* BEGIN GIVEN DATA *

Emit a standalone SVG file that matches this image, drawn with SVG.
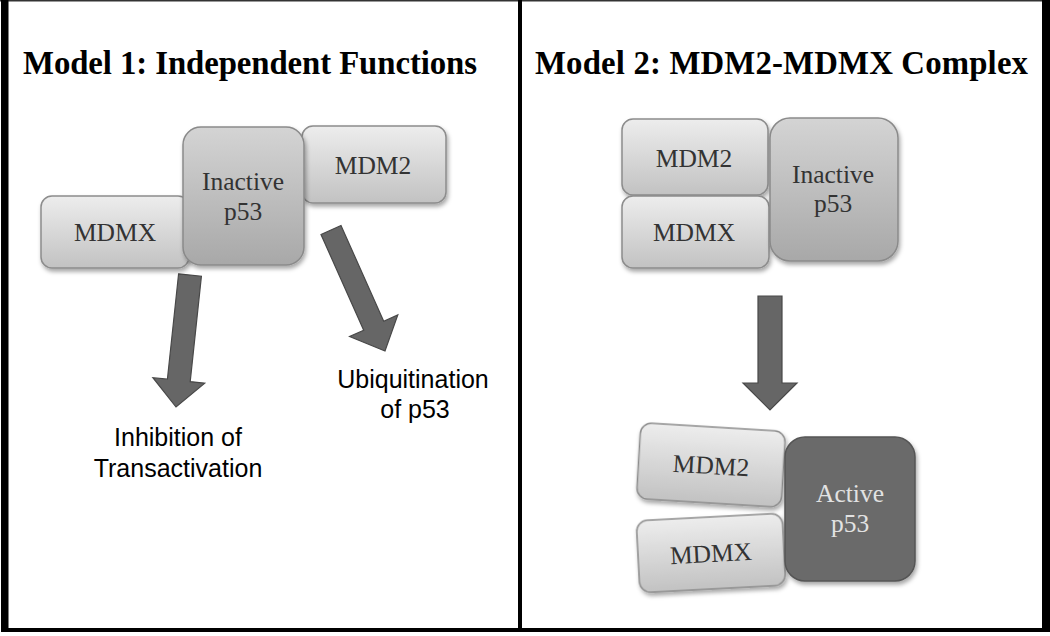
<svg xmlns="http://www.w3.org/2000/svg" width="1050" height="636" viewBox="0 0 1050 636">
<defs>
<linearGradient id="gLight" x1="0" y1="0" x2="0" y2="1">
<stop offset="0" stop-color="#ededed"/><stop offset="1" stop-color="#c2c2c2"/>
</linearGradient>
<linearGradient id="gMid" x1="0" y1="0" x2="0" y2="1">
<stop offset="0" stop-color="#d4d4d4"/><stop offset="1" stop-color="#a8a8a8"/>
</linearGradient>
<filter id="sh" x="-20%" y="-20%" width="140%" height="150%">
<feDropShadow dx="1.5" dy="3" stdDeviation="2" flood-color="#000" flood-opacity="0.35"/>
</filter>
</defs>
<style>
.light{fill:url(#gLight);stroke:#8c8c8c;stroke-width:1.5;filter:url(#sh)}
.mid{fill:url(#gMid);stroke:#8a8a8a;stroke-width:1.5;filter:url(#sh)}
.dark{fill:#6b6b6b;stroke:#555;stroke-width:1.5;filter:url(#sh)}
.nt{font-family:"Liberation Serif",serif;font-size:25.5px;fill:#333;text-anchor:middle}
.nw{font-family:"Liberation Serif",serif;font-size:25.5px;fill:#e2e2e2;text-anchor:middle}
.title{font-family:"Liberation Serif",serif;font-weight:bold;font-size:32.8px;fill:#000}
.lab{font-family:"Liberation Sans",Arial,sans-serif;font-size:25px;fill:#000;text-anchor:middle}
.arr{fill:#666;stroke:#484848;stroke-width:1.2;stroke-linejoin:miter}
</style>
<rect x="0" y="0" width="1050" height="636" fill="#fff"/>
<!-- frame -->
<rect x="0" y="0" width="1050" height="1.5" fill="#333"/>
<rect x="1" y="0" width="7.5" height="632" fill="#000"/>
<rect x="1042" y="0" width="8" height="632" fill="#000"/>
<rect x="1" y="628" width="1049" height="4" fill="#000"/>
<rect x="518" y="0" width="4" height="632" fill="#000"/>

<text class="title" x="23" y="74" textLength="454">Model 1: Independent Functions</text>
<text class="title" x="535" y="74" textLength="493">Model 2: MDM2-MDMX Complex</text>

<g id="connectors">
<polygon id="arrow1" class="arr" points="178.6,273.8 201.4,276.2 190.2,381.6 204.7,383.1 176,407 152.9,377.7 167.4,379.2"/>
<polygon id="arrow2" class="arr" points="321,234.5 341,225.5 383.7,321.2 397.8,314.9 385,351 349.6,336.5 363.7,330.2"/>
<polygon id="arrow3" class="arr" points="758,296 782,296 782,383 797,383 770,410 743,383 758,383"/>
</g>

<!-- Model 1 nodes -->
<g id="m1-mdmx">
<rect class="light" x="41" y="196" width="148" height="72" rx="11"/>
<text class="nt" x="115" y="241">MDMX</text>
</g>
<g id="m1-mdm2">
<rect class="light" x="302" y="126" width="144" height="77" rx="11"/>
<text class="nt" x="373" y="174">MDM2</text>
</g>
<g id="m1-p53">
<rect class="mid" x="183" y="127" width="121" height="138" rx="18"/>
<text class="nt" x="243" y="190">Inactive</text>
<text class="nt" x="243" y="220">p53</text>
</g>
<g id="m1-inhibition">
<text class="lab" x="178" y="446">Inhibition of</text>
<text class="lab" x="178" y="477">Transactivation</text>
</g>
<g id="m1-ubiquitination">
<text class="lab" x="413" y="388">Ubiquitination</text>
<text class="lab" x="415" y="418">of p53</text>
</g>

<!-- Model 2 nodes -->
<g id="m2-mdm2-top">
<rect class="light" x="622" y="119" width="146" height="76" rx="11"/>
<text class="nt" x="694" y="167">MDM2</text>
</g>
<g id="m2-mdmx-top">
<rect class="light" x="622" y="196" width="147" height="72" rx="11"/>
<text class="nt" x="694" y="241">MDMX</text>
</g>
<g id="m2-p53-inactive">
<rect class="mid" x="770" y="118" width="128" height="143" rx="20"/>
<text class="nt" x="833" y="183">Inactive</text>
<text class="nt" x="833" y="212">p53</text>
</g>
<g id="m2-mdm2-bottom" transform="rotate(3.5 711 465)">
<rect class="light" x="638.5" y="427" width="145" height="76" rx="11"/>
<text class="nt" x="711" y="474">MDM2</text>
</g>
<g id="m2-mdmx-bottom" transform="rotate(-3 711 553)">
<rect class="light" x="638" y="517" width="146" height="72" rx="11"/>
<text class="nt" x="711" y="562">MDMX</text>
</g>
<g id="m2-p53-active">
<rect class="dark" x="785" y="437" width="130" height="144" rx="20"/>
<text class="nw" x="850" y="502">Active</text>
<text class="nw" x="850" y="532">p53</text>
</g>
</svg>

* END GIVEN DATA *

# WRITTEN EXERCISE:
Your task is to reproduce all of the material exactly. The pictures stay out.

# RESPONSE:
Emit a standalone SVG file that matches this image, drawn with SVG.
<svg xmlns="http://www.w3.org/2000/svg" width="1050" height="636" viewBox="0 0 1050 636">
<defs>
<linearGradient id="gLight" x1="0" y1="0" x2="0" y2="1">
<stop offset="0" stop-color="#ededed"/><stop offset="1" stop-color="#c2c2c2"/>
</linearGradient>
<linearGradient id="gMid" x1="0" y1="0" x2="0" y2="1">
<stop offset="0" stop-color="#d4d4d4"/><stop offset="1" stop-color="#a8a8a8"/>
</linearGradient>
<filter id="sh" x="-20%" y="-20%" width="140%" height="150%">
<feDropShadow dx="1.5" dy="3" stdDeviation="2" flood-color="#000" flood-opacity="0.35"/>
</filter>
</defs>
<style>
.light{fill:url(#gLight);stroke:#8c8c8c;stroke-width:1.5;filter:url(#sh)}
.mid{fill:url(#gMid);stroke:#8a8a8a;stroke-width:1.5;filter:url(#sh)}
.dark{fill:#6b6b6b;stroke:#555;stroke-width:1.5;filter:url(#sh)}
.nt{font-family:"Liberation Serif",serif;font-size:25.5px;fill:#333;text-anchor:middle}
.nw{font-family:"Liberation Serif",serif;font-size:25.5px;fill:#e2e2e2;text-anchor:middle}
.title{font-family:"Liberation Serif",serif;font-weight:bold;font-size:32.8px;fill:#000}
.lab{font-family:"Liberation Sans",Arial,sans-serif;font-size:25px;fill:#000;text-anchor:middle}
.arr{fill:#666;stroke:#484848;stroke-width:1.2;stroke-linejoin:miter}
</style>
<rect x="0" y="0" width="1050" height="636" fill="#fff"/>
<!-- frame -->
<rect x="0" y="0" width="1050" height="1.5" fill="#333"/>
<rect x="1" y="0" width="7.5" height="632" fill="#000"/>
<rect x="1042" y="0" width="8" height="632" fill="#000"/>
<rect x="1" y="628" width="1049" height="4" fill="#000"/>
<rect x="518" y="0" width="4" height="632" fill="#000"/>

<text class="title" x="23" y="74" textLength="454">Model 1: Independent Functions</text>
<text class="title" x="535" y="74" textLength="493">Model 2: MDM2-MDMX Complex</text>

<g id="connectors">
<polygon id="arrow1" class="arr" points="178.6,273.8 201.4,276.2 190.2,381.6 204.7,383.1 176,407 152.9,377.7 167.4,379.2"/>
<polygon id="arrow2" class="arr" points="321,234.5 341,225.5 383.7,321.2 397.8,314.9 385,351 349.6,336.5 363.7,330.2"/>
<polygon id="arrow3" class="arr" points="758,296 782,296 782,383 797,383 770,410 743,383 758,383"/>
</g>

<!-- Model 1 nodes -->
<g id="m1-mdmx">
<rect class="light" x="41" y="196" width="148" height="72" rx="11"/>
<text class="nt" x="115" y="241">MDMX</text>
</g>
<g id="m1-mdm2">
<rect class="light" x="302" y="126" width="144" height="77" rx="11"/>
<text class="nt" x="373" y="174">MDM2</text>
</g>
<g id="m1-p53">
<rect class="mid" x="183" y="127" width="121" height="138" rx="18"/>
<text class="nt" x="243" y="190">Inactive</text>
<text class="nt" x="243" y="220">p53</text>
</g>
<g id="m1-inhibition">
<text class="lab" x="178" y="446">Inhibition of</text>
<text class="lab" x="178" y="477">Transactivation</text>
</g>
<g id="m1-ubiquitination">
<text class="lab" x="413" y="388">Ubiquitination</text>
<text class="lab" x="415" y="418">of p53</text>
</g>

<!-- Model 2 nodes -->
<g id="m2-mdm2-top">
<rect class="light" x="622" y="119" width="146" height="76" rx="11"/>
<text class="nt" x="694" y="167">MDM2</text>
</g>
<g id="m2-mdmx-top">
<rect class="light" x="622" y="196" width="147" height="72" rx="11"/>
<text class="nt" x="694" y="241">MDMX</text>
</g>
<g id="m2-p53-inactive">
<rect class="mid" x="770" y="118" width="128" height="143" rx="20"/>
<text class="nt" x="833" y="183">Inactive</text>
<text class="nt" x="833" y="212">p53</text>
</g>
<g id="m2-mdm2-bottom" transform="rotate(3.5 711 465)">
<rect class="light" x="638.5" y="427" width="145" height="76" rx="11"/>
<text class="nt" x="711" y="474">MDM2</text>
</g>
<g id="m2-mdmx-bottom" transform="rotate(-3 711 553)">
<rect class="light" x="638" y="517" width="146" height="72" rx="11"/>
<text class="nt" x="711" y="562">MDMX</text>
</g>
<g id="m2-p53-active">
<rect class="dark" x="785" y="437" width="130" height="144" rx="20"/>
<text class="nw" x="850" y="502">Active</text>
<text class="nw" x="850" y="532">p53</text>
</g>
</svg>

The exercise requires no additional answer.